Chief Executive of the College of Policing
- In office 15 January 2018 – December 2020
- Preceded by: Alex Marshall
- Succeeded by: Andy Marsh

Personal details
- Born: Michael Bernard Cunningham July 1961 (age 65)

= Mike Cunningham (police officer) =

British police officer

Michael Bernard Cunningham (born July 1961) is a former senior British Police officer and was the Chief Executive of the College of Policing between 15 January 2018 and December 2020. Prior to this role, he was HM Inspector of Constabulary from 2014 to 2017.

==Early life and education==
Cunningham graduated from the University of Durham with a theology degree in 1984. Before joining the police he was a teacher for two years. In 2014, Staffordshire University bestowed the award of Honorary Doctor in recognition of his significant contribution to policing and law and order.

==Police career==
Cunningham joined Lancashire Constabulary in 1987 and after completing the police Strategic Command Course in 2005, he became Assistant Chief Constable, taking responsibility for operational policing. He later was the Chief Constable of Staffordshire Police from September 2009 to 2014. In July 2014, he was appointed Her Majesty’s Inspector of Constabulary.

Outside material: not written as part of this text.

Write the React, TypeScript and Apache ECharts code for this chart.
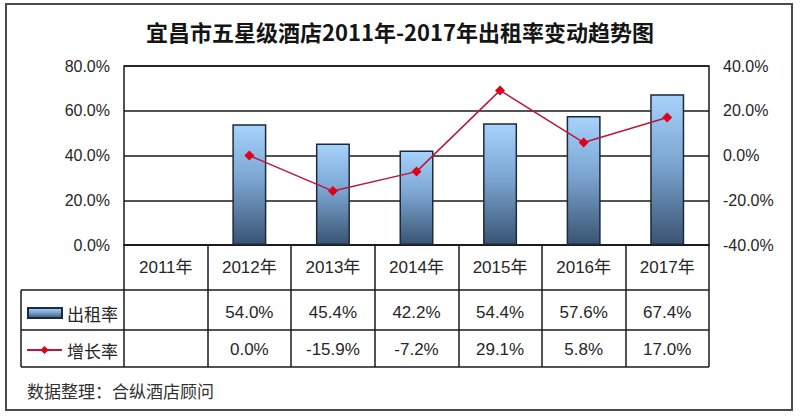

In January 2018, he became the chief executive of College of Policing.

Despite announcing his retirement from policing, in April 2021 Cunningham joined Skills for Justice as an associate to "keep police leaders ahead of their game today to develop a service fit for tomorrow".

==Honours==

Cunningham was awarded the Queen's Police Medal in the 2013 New Year Honours and was appointed Commander of the Order of the British Empire (CBE) in the 2021 Birthday Honours for services to policing and public service.